Tuesday 16th May 2006The Games Climbers Play - edited by Ken Wilson
This is a difficult book to review. I first read it nearly thirty years ago, dipping into it when opportunity and inclination coincided. I remember several of the snippets well. It was then a welcome grown-up brother to The Climbers’ Weekend Book and The Mountaineer’s Companion.
But now, it’s different. Or rather, it’s not. The book’s virtually the same - 100 stories spread over 558 pages as opposed to 125 over 888. Not even a re-working or meaningful updating. Oh, except for the cover: an eye-catching photograph of Leo Houlding on the first ascent of Trauma on Dinas Mot. 1999. Ah-ha, I’d like to read about that. No chance. Sharp practice? Misrepresentation? Take your choice; it’s certainly unconnected with any of the ageing contents.

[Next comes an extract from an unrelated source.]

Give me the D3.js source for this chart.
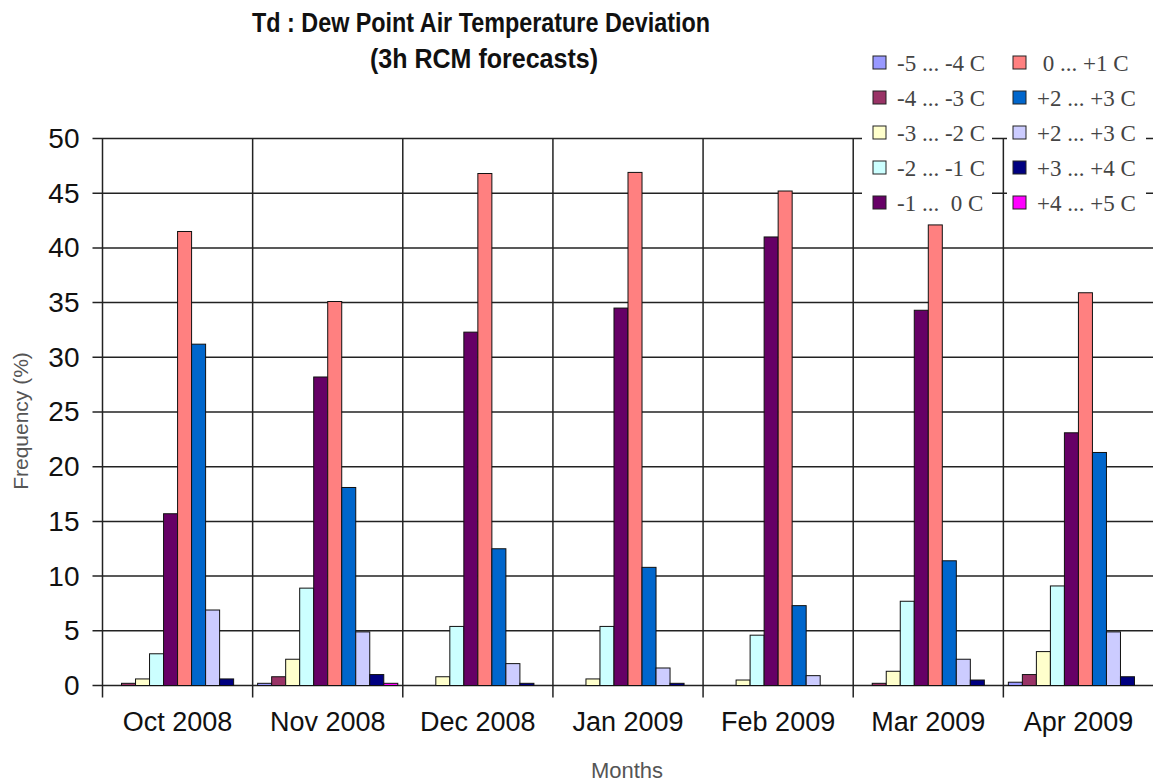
<!DOCTYPE html>
<html><head><meta charset="utf-8">
<script src="https://cdn.jsdelivr.net/npm/d3@7"></script>
<style>html,body{margin:0;padding:0;background:#fff;overflow:hidden}text{white-space:pre}</style>
</head><body>
<svg id="c" width="1153" height="783"></svg>
<script>
const months = ["Oct 2008","Nov 2008","Dec 2008","Jan 2009","Feb 2009","Mar 2009","Apr 2009"];
const seriesNames = ["-5 ... -4 C","-4 ... -3 C","-3 ... -2 C","-2 ... -1 C","-1 ...  0 C"," 0 ... +1 C","+2 ... +3 C","+2 ... +3 C","+3 ... +4 C","+4 ... +5 C"];
const seriesColors = ["#9999FF","#993366","#FFFFCC","#CCFFFF","#660066","#FF8080","#0066CC","#CCCCFF","#000080","#FF00FF"];
const s_m5_m4 = [0, 0.2, 0, 0, 0, 0, 0.3];
const s_m4_m3 = [0.2, 0.8, 0, 0, 0, 0.2, 1.0];
const s_m3_m2 = [0.6, 2.4, 0.8, 0.6, 0.5, 1.3, 3.1];
const s_m2_m1 = [2.9, 8.9, 5.4, 5.4, 4.6, 7.7, 9.1];
const s_m1_0  = [15.7, 28.2, 32.3, 34.5, 41.0, 34.3, 23.1];
const s_0_p1  = [41.5, 35.1, 46.8, 46.9, 45.2, 42.1, 35.9];
const s_p2_p3a = [31.2, 18.1, 12.5, 10.8, 7.3, 11.4, 21.3];
const s_p2_p3b = [6.9, 4.9, 2.0, 1.6, 0.9, 2.4, 4.9];
const s_p3_p4 = [0.6, 1.0, 0.2, 0.2, 0, 0.5, 0.8];
const s_p4_p5 = [0, 0.2, 0, 0, 0, 0, 0];
const yTicks = [0,5,10,15,20,25,30,35,40,45,50];

const seriesValues = [s_m5_m4,s_m4_m3,s_m3_m2,s_m2_m1,s_m1_0,s_0_p1,s_p2_p3a,s_p2_p3b,s_p3_p4,s_p4_p5];

const svg = d3.select("#c");
const L = 102.5, R = 1153.5, T = 138.5, B = 685.5;
const x0 = d3.scaleBand().domain(months).range([L, R]).padding(0);
const x1 = d3.scaleBand().domain(d3.range(10)).range([5, x0.bandwidth()-5]).padding(0);
const y = d3.scaleLinear().domain([0,50]).range([B, T]);
const lineCol = "#222";

// horizontal gridlines
const g = svg.append("g");
g.selectAll("line.h").data(yTicks).join("line")
  .attr("x1", L - 10).attr("x2", R).attr("y1", d => y(d)).attr("y2", d => y(d))
  .attr("stroke", lineCol).attr("stroke-width", 1.5);
// vertical gridlines at category boundaries
const bounds = months.map(m => x0(m));
g.selectAll("line.v").data(bounds).join("line")
  .attr("x1", d => d).attr("x2", d => d).attr("y1", T).attr("y2", B + 12)
  .attr("stroke", lineCol).attr("stroke-width", 1.5);

// bars
const bars = svg.append("g");
months.forEach((m, mi) => {
  bars.selectAll(null).data(seriesValues.map((s, si) => ({si, v: s[mi]})).filter(d => d.v > 0)).join("rect")
    .attr("x", d => x0(m) + x1(d.si))
    .attr("width", x1.bandwidth())
    .attr("y", d => y(d.v))
    .attr("height", d => y(0) - y(d.v))
    .attr("fill", d => seriesColors[d.si])
    .attr("stroke", "#111").attr("stroke-width", 1);
});

// y axis labels
const yAxis = d3.axisLeft(y).tickValues(yTicks).tickSize(0).tickPadding(23);
const ya = svg.append("g").attr("transform", `translate(${L},0)`).call(yAxis);
ya.select(".domain").remove();
ya.selectAll("text").attr("font-family", "Arial, 'Liberation Sans', sans-serif").attr("font-size", 28).attr("fill", "#111");

// x axis labels
const xAxis = d3.axisBottom(x0).tickSize(0).tickPadding(26);
const xa = svg.append("g").attr("transform", `translate(0,${B})`).call(xAxis);
xa.select(".domain").remove();
xa.selectAll("text").attr("font-family", "Arial, 'Liberation Sans', sans-serif").attr("font-size", 27).attr("fill", "#111");

// axis titles
svg.append("text").attr("transform", "translate(28,421) rotate(-90)").attr("text-anchor", "middle")
  .attr("font-family", "Arial, 'Liberation Sans', sans-serif").attr("font-size", 21).attr("fill", "#555").text("Frequency (%)");
svg.append("text").attr("x", 627).attr("y", 778).attr("text-anchor", "middle")
  .attr("font-family", "Arial, 'Liberation Sans', sans-serif").attr("font-size", 22).attr("fill", "#555").text("Months");

// title
svg.append("text").attr("x", 481).attr("y", 32).attr("text-anchor", "middle")
  .attr("font-family", "Arial, 'Liberation Sans', sans-serif").attr("font-weight", "bold").attr("font-size", 27)
  .attr("textLength", 458).attr("lengthAdjust", "spacingAndGlyphs").attr("fill", "#111")
  .text("Td : Dew Point Air Temperature Deviation");
svg.append("text").attr("x", 484).attr("y", 68).attr("text-anchor", "middle")
  .attr("font-family", "Arial, 'Liberation Sans', sans-serif").attr("font-weight", "bold").attr("font-size", 27)
  .attr("textLength", 228).attr("lengthAdjust", "spacingAndGlyphs").attr("fill", "#111")
  .text("(3h RCM forecasts)");

// legend
const leg = svg.append("g");
seriesNames.forEach((name, i) => {
  const col = Math.floor(i / 5), row = i % 5;
  const gx = 862 + col * 140, gy = 63 + row * 35;
  const it = leg.append("g").attr("transform", `translate(${gx},${gy})`);
  it.append("rect").attr("x", col ? 5 : 0).attr("y", -16).attr("width", col ? 139 : 130).attr("height", 32).attr("fill", "#fff");
  it.append("rect").attr("x", 11).attr("y", -7).attr("width", 13).attr("height", 13)
    .attr("fill", seriesColors[i]).attr("stroke", "#222").attr("stroke-width", 1);
  it.append("text").attr("x", 35).attr("y", 8).attr("font-family", "'Liberation Serif', 'Times New Roman', serif")
    .attr("font-size", 23).attr("fill", "#444").text(name);
});
</script>
</body></html>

Guess which is the re-print?
Ken Wilson airily brushes aside the need for an update: ‘As a statement of its time a general revision seemed unwise.’ There, that was easy, wasn’t it? Yet the mother lode certainly exists to provide adequate material for, if not a ‘revision’, a further volume. Look at the mouth-watering list of ‘Some Mountaineering Books published since 1977’.p.276.
Wilson chose to restrict his selection of articles for The Games ‘from magazines and journals…leaving much interesting work from books to be examined in some later volume.’
So here we are, with a tired, unchanged reprint under a misleading cover to whip up sales.
What of the content? That’s where objectivity is difficult. Consuming a huge box of chocolates at one sitting is both tedious and unpleasant. To dip in at random would be misleading and inaccurate. When every article is read (OK, the first 300 pages before I ran totally out of enthusiasm and started getting picky), the stars shine out. Messner’s ‘The Murder of the Impossible’ and Chouinard’s ‘Coonyard Mouths Off’ are timeless and should be required reading for all aspiring New Routers or Big Name Baggers. And a solid score of others will find an appreciative modern-day audience. But too many others are now dated and lacking in concurrent interest to inspire or astound.
The book isn’t expensive and, for something to be opened occasionally, perhaps just worth buying.